Let's take an example of a rod that weights 1kg, and has a length of 2 meters, $M = 1$, $L=2$, $I_{cm}=\frac 1 {12} M L^2 = \frac 1 3$ if a force of 10N is applied a distance $R = 1$ from the center of mass for 100ms, the change in angular momentum is $\tau \Delta t = RF\Delta t = (1)(10)(.1) = 1$, the angular velocity is $\dot \theta = \frac {L_{cm}} {I_{cm}} = (1)(3) = 3$ radians per second. The change in linear momentum is $F\Delta t = (10)(.1)=1$, so the velocity is $\frac P M = 1$ meters per second. If you apply the same force to the cm you will have no rotation, but you will have the same linear velocity. So in the first case:
$$KE = \frac 1 2 Mv^2 + \frac 1 2 I_{cm}{\dot \theta}^2 = \frac 1 2 + \frac 1 2 \frac 1 3 3^2 = 2$$In the second case$$KE = \frac 1 2 Mv^2 = \frac 1 2$$In this example we're not expending translating KE for rotational KE, but I'm wondering what the reasoning is for the result, we apply the same force at a different location and apparently we do more work with the same impulse? What's going on?

 

[jbriggs444]

does anyone know why there seems to be more energy in the body with the same impulse in the off center force example?
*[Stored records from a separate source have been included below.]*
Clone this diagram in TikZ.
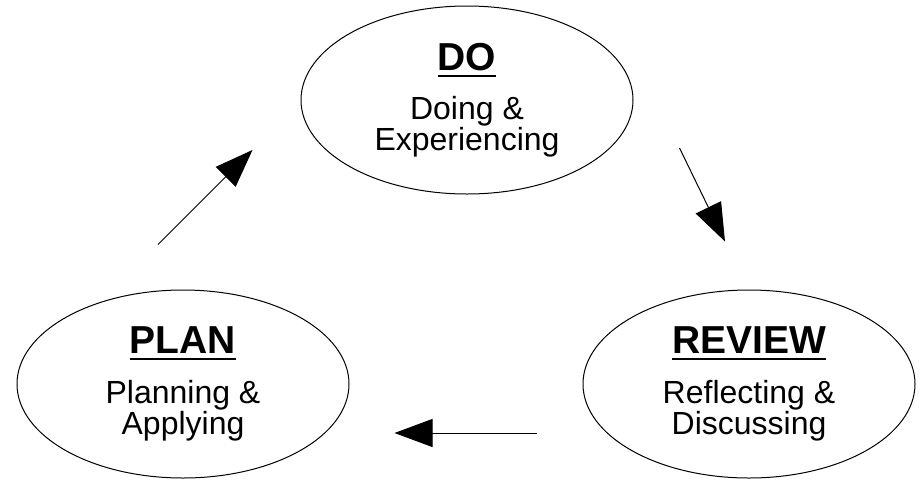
\documentclass[tikz,border=0pt]{standalone}
\usepackage{fontspec}
\setmainfont{Liberation Sans}
\usetikzlibrary{shapes.geometric, arrows.meta, positioning}
\tikzstyle{phase} = [ellipse, draw=black, line width=1pt, minimum width=332pt, minimum height=188pt, inner sep=0pt, align=center, font=\fontsize{32}{28}\selectfont]
\tikzstyle{arrow} = [line width=1pt, ->, >={Triangle[length=38pt, width=28pt]}]
\newcommand{\phasetitle}[1]{{\fontsize{39}{28}\selectfont\bfseries\setbox0=\hbox{#1}\rlap{\rule[-6.5pt]{\wd0}{2pt}}\box0}}

\begin{document}
\begin{tikzpicture}[node distance=284pt, on grid]
	\useasboundingbox (0,0) rectangle (923pt,-480pt);
	\node (do) [phase] at (467pt,-100pt) {\phasetitle{DO}\\[19pt] Doing \&\\ Experiencing};
	\node (plan) [phase, below left=284pt and 284pt of do] {\phasetitle{PLAN}\\[19pt] Planning \&\\ Applying};
	\node (review) [phase, right=566pt of plan] {\phasetitle{REVIEW}\\[19pt] Reflecting \&\\ Discussing};
	\draw [arrow] ([shift={(-25pt,45pt)}]plan.north) -- ([shift={(-48pt,-50pt)}]do.west);
	\draw [arrow] ([shift={(46pt,-48pt)}]do.east) -- ([shift={(-24pt,48pt)}]review.north);
	\draw [arrow] ([shift={(-46pt,-49pt)}]review.west) -- ([shift={(45pt,-49pt)}]plan.east);
\end{tikzpicture}
\end{document}
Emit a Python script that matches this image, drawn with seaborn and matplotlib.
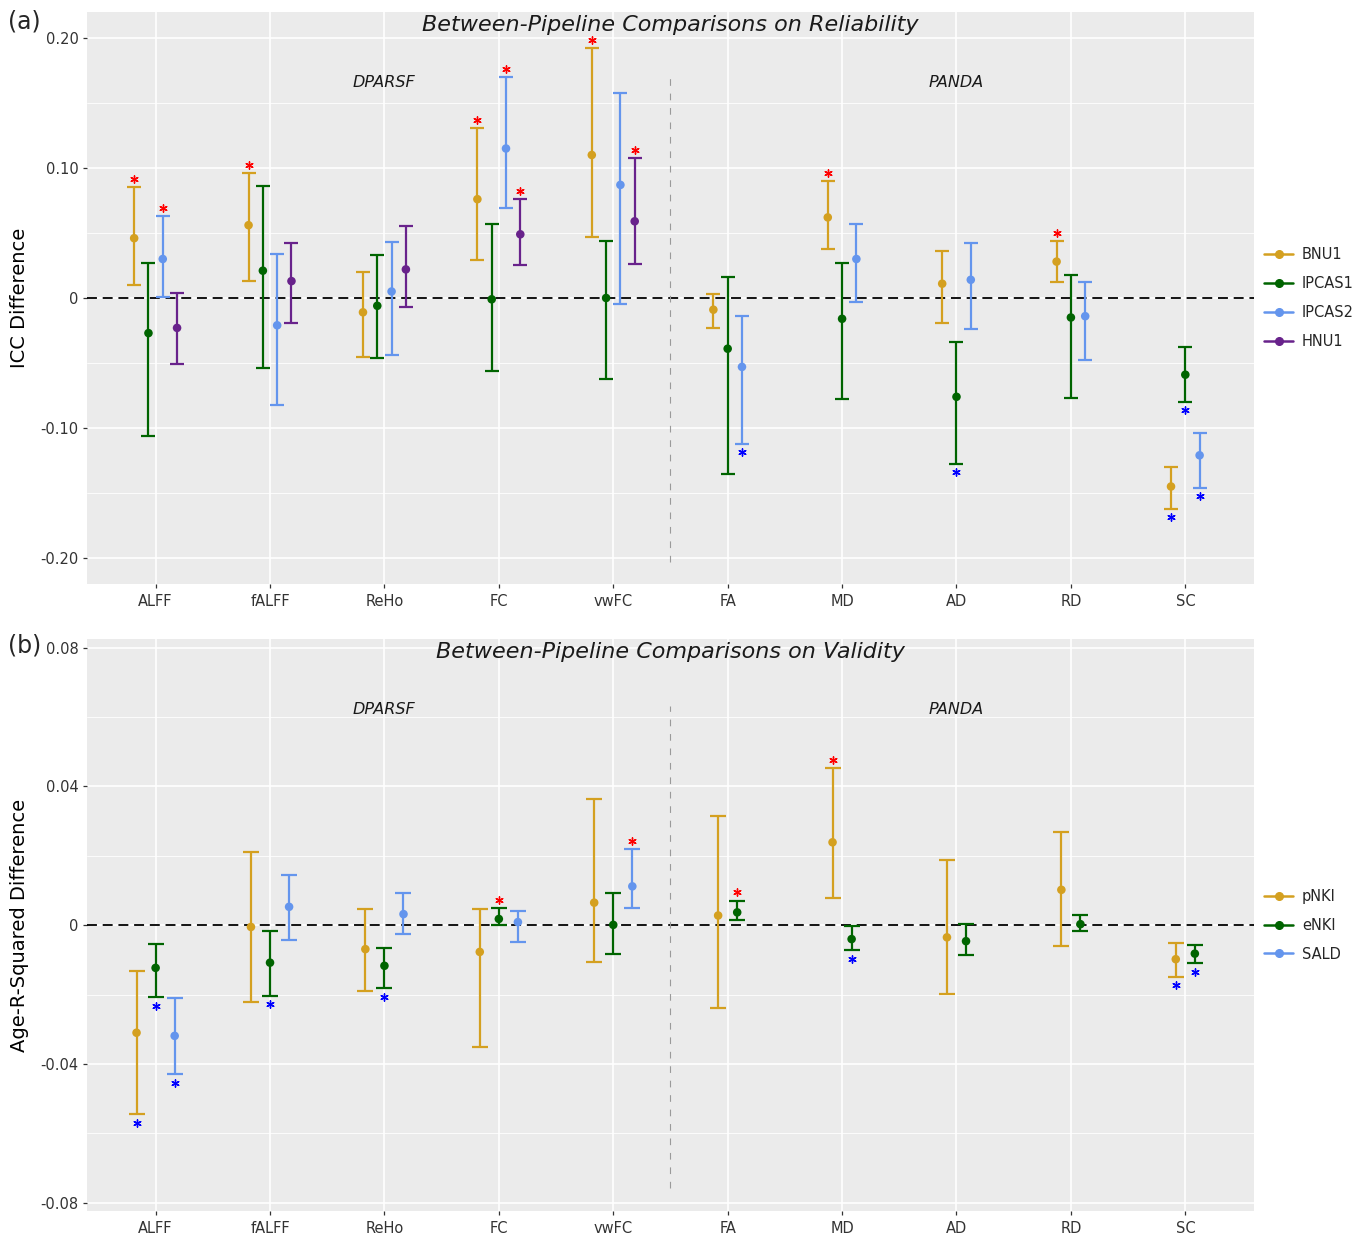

The answer has been given a number of times already [in another recent thread]

Energy goes as force times displacement. Momentum goes as force times time. The two need not be proportional. With an off-center hit there is less resistance at the point of impact, so more velocity at the point of impact, so more displacement at the point of impact, so more energy transferred for a given impulse.